Я скрыл от него, чего стоила нам вода.
Время приближалось к полудню. Нужно было спешить. Мне предстояло вести в бой людей, чтобы отбить колодец. К атаке уже все было подготовлено. Простившись с Володей, иду в подразделение. План атаки давно продуман. В ожидании сигнала вылезаю во двор, просматриваю местность.
В ста метрах от колодца стоят два фашистских танка. Приказываю противотанковому расчету их уничтожить. Грянули выстрелы — один танк загорелся, другой повернул вспять. Слышу голос комбата: сигнал к общей атаке. Крепче сжимаю автомат, встаю во весь рост, кричу:
— За мной, товарищи! За Родину, в атаку!
Еще сильнее загремели выстрелы. Все кругом покрылось дьи мом. Из-за памятника два вражеских автоматчика ведут огонь по нашим бойцам. Падаю на землю, даю две очереди. Свалились.
А Филиппов на правом фланге уже пробрался вперед. Кричит что-то своим бойцам, Слева в лощине снова показался фашистский танк. С испугу, видно, забыл, что у него пулемет, — режет прямой наводкой по одиночным целям. Приказываю уничтожить очумелый танк. Он, видимо, разгадал мой замысел, удрал за церковь.
Оставив боевое охранение в захваченных домиках, велел остальным бойцам вернуться в катакомбы. Убито около пятидесяти фашистов. Несколько десятков ранено.
У входа в катакомбы меня встретил комбат, крепко пожал руку.
— Спасибо, Александр! Я видел, как от твоей очереди вверх ногами летели фашисты. Рад за тебя, что ты жив.
Мне было неудобно перед своими товарищами, и я слегка покраснел. Ведь они не хуже меня били бандитов, особенно лейтенант Филиппов.
Итак, сегодня вода есть. Все в порядке! В катакомбах играет патефон, поют бойцы. На радостях решили даже показать кинокартину "Свинарка и пастух".
19 мая.
Боевое охранение всю ночь не давало покоя противнику. На помощь бойцам вышло еще несколько групп. Удерживаем колодец.
24 мая.
Противник потеснил наше боевое охранение. Пришлось вернуться в катакомбы. Вражеское кольцо сжимается вокруг нас.

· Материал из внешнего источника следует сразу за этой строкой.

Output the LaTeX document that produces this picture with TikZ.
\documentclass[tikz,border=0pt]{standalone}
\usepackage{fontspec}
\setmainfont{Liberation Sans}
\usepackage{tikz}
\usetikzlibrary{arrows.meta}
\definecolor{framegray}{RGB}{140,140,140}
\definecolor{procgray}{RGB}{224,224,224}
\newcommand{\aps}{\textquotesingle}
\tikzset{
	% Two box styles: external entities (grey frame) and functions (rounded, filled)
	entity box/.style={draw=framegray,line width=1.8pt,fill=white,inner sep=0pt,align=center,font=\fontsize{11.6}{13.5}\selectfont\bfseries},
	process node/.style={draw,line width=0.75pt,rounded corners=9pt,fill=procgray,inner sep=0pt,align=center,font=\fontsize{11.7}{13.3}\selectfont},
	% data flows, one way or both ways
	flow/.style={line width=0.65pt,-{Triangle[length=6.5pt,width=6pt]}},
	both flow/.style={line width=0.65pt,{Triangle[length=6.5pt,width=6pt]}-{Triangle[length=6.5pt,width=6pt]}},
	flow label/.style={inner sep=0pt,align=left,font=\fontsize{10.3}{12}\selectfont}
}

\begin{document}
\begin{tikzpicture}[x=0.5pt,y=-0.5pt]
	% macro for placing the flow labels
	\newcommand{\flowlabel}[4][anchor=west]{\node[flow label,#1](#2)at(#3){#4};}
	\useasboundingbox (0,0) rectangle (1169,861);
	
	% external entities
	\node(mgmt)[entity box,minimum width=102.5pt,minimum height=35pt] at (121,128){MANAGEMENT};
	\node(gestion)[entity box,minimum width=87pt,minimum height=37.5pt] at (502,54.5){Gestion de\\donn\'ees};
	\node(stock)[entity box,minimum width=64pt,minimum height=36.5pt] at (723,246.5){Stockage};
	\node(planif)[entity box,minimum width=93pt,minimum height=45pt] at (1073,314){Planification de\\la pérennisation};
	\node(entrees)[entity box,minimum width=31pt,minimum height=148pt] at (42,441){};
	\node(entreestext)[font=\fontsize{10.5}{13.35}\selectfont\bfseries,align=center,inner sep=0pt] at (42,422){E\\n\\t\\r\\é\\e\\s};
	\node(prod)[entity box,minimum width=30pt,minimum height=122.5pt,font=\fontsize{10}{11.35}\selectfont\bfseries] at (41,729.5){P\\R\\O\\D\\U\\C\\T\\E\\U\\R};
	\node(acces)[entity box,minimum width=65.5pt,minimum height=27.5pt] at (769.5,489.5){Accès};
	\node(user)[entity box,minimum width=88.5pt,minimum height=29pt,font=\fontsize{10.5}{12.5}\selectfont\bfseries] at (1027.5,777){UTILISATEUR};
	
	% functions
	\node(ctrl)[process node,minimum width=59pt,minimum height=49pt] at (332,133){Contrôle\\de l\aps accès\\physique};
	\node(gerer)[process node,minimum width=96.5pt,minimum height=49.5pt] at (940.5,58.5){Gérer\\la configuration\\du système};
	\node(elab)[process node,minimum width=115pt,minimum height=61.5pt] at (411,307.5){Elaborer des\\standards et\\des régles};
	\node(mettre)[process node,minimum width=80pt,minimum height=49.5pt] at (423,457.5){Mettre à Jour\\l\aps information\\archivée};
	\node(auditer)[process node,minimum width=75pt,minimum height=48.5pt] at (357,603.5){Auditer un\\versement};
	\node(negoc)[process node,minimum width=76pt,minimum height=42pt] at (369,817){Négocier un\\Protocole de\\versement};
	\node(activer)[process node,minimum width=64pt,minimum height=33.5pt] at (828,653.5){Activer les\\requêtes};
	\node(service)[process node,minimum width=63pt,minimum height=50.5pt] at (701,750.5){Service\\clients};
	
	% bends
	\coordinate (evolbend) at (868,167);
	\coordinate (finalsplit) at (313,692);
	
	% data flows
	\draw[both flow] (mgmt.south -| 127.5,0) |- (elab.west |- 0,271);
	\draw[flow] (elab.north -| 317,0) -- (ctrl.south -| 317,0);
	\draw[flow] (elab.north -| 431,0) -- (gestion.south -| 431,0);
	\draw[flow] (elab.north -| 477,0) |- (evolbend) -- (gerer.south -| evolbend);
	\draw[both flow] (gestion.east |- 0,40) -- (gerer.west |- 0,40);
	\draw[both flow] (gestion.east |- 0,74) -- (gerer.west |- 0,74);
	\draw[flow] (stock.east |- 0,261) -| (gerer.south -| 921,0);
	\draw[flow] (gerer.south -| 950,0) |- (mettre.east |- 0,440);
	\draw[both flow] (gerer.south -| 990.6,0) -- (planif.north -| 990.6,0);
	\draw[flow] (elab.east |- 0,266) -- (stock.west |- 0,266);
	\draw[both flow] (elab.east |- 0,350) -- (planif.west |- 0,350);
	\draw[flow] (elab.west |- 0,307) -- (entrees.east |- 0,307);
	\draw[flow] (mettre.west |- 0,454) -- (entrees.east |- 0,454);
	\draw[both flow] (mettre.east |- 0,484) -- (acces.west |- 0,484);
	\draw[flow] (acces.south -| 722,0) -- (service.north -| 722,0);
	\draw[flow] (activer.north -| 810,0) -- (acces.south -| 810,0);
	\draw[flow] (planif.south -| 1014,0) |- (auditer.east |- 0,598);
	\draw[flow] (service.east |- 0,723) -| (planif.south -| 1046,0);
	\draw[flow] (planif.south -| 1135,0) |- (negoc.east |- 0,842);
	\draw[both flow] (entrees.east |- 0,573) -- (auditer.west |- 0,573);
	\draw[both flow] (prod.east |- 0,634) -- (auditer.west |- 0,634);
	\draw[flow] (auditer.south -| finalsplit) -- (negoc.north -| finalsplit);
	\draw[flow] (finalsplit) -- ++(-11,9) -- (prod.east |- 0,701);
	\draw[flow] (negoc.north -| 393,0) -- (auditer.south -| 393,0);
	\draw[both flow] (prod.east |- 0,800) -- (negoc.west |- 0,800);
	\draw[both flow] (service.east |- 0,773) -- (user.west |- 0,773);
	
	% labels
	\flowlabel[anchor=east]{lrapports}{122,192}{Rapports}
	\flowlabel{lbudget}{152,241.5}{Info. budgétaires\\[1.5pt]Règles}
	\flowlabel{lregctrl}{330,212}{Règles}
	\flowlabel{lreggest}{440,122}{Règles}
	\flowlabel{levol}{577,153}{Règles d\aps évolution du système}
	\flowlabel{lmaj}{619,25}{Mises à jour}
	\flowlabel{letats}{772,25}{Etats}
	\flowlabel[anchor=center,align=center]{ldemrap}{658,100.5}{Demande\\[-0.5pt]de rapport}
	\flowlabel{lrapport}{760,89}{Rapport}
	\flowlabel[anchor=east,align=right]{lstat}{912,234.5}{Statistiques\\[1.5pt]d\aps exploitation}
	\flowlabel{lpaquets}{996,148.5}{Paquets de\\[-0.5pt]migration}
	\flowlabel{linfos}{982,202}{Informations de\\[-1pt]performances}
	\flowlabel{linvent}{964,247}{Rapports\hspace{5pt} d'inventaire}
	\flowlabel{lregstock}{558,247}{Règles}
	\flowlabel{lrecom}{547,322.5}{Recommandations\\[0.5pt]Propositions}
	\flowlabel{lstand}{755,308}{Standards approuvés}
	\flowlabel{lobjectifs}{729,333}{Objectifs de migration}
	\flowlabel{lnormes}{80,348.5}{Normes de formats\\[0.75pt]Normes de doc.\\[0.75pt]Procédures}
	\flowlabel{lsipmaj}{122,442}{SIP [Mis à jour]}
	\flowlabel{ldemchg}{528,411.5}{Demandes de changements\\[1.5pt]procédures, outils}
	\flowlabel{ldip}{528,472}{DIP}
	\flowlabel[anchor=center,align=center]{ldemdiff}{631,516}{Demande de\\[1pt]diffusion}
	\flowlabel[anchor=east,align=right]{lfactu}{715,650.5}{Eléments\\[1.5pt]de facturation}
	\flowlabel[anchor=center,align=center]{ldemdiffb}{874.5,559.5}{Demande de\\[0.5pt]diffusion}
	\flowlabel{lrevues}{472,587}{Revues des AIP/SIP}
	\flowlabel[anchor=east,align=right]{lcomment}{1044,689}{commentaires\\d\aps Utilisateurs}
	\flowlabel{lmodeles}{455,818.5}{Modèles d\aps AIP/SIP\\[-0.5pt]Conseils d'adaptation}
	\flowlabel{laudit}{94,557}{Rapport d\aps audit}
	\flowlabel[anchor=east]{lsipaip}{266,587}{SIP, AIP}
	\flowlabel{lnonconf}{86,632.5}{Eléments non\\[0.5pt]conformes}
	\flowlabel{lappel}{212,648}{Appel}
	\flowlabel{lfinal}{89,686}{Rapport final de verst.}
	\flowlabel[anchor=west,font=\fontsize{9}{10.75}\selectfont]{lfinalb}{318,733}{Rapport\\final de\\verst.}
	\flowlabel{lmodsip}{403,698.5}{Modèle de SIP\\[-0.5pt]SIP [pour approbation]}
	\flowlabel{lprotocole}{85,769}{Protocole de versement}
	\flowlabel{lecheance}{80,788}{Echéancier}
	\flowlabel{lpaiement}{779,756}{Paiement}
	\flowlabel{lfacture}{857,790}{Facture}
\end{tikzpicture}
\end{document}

День и ночь перестрелка. Фашисты, видимо, решили взорвать катакомбы. Слышно, как на поверхности идет подготовка к взрыву.
Стучат, сверлят, копают.
25 мая.
Со мною завтракал лейтенант Филиппов. Поели, а воды нет. Он взглянул на меня, сказал порывисто,
— Саша, воды хочешь?
Я говорю!
— Ну, еще бы! Не меньше двух стаканов выпил бы. Но об этом давай не думать,
Он взглянул на часы.
— Да. Мы, брат, с тобой сегодня немножко рано позавтракали. Еще четырех нет. Всегда темно. Не знаешь, день или ночь. А за водой сходить следовало бы. Пойдем, что ли?

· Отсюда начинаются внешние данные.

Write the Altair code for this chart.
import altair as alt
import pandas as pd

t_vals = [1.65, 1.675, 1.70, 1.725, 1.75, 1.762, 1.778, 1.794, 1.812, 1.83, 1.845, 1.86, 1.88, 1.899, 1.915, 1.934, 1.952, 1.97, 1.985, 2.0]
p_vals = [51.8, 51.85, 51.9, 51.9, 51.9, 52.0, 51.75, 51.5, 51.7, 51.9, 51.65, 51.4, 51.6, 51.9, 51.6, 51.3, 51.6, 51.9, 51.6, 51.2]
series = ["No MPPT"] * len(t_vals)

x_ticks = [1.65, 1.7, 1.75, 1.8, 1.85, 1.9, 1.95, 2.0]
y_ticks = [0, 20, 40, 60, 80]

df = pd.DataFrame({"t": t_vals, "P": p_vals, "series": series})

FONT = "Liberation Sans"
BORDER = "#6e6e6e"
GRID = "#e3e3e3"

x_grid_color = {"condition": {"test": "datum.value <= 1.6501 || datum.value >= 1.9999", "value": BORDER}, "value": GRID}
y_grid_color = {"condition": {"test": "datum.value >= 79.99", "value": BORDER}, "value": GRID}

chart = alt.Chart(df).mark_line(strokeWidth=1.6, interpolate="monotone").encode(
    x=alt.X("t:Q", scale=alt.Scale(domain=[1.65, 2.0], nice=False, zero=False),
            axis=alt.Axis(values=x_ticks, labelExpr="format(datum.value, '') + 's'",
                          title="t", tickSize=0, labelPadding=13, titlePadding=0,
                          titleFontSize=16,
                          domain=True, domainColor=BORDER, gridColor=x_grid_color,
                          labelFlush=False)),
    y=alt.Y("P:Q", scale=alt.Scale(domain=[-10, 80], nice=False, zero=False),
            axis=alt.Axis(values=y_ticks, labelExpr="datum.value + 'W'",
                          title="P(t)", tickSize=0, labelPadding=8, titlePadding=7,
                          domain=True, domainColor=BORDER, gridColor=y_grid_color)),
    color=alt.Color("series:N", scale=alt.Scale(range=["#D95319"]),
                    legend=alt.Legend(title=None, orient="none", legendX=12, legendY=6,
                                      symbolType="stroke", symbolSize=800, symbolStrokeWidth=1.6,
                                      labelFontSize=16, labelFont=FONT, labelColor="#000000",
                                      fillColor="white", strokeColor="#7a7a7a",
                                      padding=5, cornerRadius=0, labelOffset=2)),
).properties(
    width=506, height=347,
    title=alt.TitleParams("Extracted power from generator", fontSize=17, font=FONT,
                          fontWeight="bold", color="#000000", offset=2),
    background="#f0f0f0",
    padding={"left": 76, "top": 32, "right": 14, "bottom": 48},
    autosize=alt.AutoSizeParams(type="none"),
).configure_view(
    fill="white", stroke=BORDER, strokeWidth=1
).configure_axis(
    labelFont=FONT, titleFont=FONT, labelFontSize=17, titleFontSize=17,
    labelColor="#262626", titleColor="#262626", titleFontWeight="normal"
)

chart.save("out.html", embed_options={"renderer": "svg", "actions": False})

Я согласился, как вдруг послышались крики. Мы побежали на шум. Катакомбы полны отравляющим дымом. Бедные детишки кричат, зовут на помощь матерей. Матери лежат с разорванными на груди рубахами. Кровь льется изо рта.

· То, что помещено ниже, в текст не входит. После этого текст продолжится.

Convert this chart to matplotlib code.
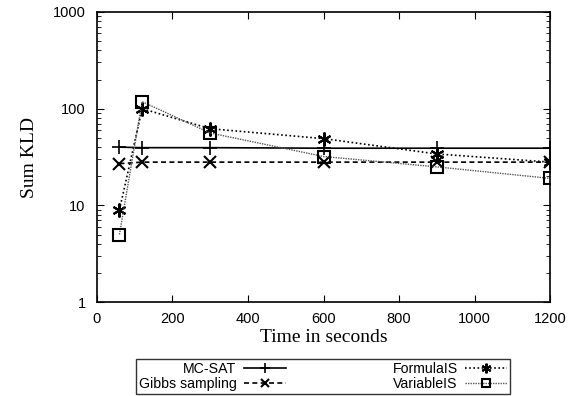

За дымом ничего нельзя разобрать. Мы с Филипповым тоже без противогазов. Вытаскиваю двоих детишек к выходу, но поздно — дети умерли на моих руках. Чувствую, что задыхаюсь, теряю сознание, падаю. Кто-то поднял и потащил к выходу. Пришел в себя. Подали противогаз. Надо помогать женщинам, старикам, детям.
Белокурая женщина лет двадцати четырех лежала вверх лицом на полу. Я приподнял ее и чуть было не вскрикнул. Это была Шура. Она, не приходя в сознание, скончалась на моих руках. До последнего своего дыхания она оказывала помощь гражданскому населению.
Сейчас особенно требуется вода, чтобы намочить марлю и через нее дышать, но воды нет. Нескольких человек вытащили поближе к выходу, но и тут тоже полно газа. Пробираюсь к центральному выходу. Думаю, там меньше газа, но это только предположение. Наоборот, здесь более крупные отверстия и потому газа больше.
25 мая.
Прошло шесть часов, а нас все душат и душат. По всем ходам много трупов. Смерть так близка, что ее чувствует каждый. Но что это? Я слышу поют «Интернационал». Вижу — стоят четыре девушки. Обнявшись, поют пролетарский гимн, затем все четверо падают.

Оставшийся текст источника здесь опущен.